The Maserati Quattroporte is the name given to a family of four door saloon cars which have the distinction of being manufactured by a performance-oriented Italian company and also offering executive luxury of a very high standard.
It was in 1963 that the first Quattroporte made its initial appearance after Maserati was inspired to build it at the behest of an Islamic prince.
With a 4.1 litre V8 engine, the Quattroporte had 256bhp at its disposal and as such could reach a top speed of 143 miles per hour.
A minor update to this model arrived in 1966, while for the last year of its production in 1968 it got a larger 4.7 litre engine which upped the power output to 295bhp and the top speed to 160mph, according to Maserati's claims.

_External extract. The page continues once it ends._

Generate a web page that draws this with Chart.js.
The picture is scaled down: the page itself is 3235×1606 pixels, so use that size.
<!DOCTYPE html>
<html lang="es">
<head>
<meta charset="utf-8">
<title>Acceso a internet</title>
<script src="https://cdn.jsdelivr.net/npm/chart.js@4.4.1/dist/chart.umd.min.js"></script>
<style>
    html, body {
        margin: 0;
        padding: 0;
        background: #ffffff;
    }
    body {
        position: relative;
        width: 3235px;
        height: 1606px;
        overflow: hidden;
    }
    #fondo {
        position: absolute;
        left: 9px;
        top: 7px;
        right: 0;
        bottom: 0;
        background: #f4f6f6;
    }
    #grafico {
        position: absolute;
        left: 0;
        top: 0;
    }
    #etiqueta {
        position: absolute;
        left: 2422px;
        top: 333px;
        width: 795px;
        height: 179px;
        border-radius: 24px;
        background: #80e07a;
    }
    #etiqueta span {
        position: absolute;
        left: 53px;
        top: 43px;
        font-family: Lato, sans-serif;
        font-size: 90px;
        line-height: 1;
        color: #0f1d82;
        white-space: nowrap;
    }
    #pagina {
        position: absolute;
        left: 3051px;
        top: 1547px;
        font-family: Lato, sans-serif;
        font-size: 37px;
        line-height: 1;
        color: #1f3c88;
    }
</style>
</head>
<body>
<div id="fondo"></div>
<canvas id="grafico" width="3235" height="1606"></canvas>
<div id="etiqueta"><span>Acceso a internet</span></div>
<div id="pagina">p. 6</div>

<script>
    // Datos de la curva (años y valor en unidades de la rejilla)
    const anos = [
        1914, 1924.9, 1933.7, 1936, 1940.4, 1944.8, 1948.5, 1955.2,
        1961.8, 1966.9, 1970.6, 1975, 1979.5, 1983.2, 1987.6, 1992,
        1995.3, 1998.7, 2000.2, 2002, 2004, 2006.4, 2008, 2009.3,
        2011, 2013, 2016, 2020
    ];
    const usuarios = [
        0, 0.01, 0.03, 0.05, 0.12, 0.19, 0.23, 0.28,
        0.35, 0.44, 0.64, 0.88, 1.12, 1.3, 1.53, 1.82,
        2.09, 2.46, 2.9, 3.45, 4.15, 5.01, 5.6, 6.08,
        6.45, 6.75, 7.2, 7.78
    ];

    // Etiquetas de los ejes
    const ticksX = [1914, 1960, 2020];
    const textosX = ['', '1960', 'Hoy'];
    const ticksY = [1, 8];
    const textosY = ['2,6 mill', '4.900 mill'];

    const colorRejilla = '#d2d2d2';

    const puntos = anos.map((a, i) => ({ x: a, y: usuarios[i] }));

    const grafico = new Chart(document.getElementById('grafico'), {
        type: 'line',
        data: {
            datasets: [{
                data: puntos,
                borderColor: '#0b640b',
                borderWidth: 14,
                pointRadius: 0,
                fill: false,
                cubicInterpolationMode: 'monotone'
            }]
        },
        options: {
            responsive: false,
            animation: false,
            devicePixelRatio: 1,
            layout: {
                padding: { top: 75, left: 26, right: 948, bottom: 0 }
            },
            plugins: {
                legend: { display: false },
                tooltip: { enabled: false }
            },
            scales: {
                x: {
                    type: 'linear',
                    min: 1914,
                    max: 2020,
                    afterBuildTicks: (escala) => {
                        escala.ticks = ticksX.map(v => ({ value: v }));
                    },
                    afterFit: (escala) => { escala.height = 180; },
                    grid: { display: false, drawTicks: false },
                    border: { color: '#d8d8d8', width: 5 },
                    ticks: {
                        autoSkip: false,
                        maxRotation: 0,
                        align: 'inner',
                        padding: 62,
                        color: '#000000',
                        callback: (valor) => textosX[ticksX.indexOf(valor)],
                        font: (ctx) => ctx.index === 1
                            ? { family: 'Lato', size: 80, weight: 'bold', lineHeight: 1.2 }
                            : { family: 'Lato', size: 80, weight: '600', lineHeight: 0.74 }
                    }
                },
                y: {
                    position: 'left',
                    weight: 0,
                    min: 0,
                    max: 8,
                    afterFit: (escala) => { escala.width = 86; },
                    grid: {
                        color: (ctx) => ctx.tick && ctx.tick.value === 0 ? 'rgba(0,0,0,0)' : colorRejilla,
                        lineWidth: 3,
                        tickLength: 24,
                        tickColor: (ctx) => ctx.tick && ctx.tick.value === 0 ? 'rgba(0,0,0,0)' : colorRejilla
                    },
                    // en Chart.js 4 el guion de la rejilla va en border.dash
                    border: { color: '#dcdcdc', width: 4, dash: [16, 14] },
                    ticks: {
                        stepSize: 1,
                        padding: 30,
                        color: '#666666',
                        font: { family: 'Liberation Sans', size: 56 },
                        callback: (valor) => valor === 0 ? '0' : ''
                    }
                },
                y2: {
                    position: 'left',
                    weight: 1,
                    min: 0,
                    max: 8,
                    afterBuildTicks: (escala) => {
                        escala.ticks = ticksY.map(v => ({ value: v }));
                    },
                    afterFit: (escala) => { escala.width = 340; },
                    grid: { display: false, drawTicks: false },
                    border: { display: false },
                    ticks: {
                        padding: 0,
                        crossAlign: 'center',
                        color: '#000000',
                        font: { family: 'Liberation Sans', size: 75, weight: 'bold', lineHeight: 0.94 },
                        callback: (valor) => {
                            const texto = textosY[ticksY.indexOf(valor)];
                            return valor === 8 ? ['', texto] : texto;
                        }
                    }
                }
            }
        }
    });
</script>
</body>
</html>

After taking a break for five years, the second generation Quattroporte arrived in 1974, this time using the chassis of a Citroen SM as its basis.
This link with Citroen was made possible because the French company had actually purchased Maserati by this point.
This model was not as much of a success as its predecessor, in part because it features a smaller v6 engine with a top speed of 124mph on the table, which meant that those who had previously favoured Maserati's fast four door saloon were not as enamoured with its replacement.
The Quattroporte II was only in production for four years and ended up leaving Maserati in debt, which was definitely a sore point.
The Quattroporte III went some way to remedying this in 1979 as it returned the series to its V8-powered roots. It also holds the distinction of being the last car to be expressly built by hand in Italy,
The basic V8 engine was complemented by a larger 4.9 litre alternative which increased the available horsepower significantly. Meanwhile on the inside drivers were treated to particularly opulent upholstery and components.
The Quattroporte III ended its run in 1990, but by 1994 the fourth generation was available, retaining an aerodynamic and angular body shape while harnessing a V6 2.8 litre engine with twin turbochargers.
Maserati even released a less powerful 2.0 litre edition in order to make sure that buyers could pick one up without incurring excessive car tax.
The Quattroporte IV remained in production until 2001, with Ferrari's takeover of Maserati in 1997 resulting in a slightly updated iteration hitting the market a year later.
The most recent Quattroporte was launched in 2004 and it borrowed a number of components from other contemporary Maserati vehicles like the Spyder.
This four door saloon is obviously heavier than its sportier siblings, but its 4.2 litre engine still allows it to hit 60 miles an hour in just 5.6 seconds.
While Maserati has had a history that mixes failure with success, the Quattroporte has remained a staple of its range.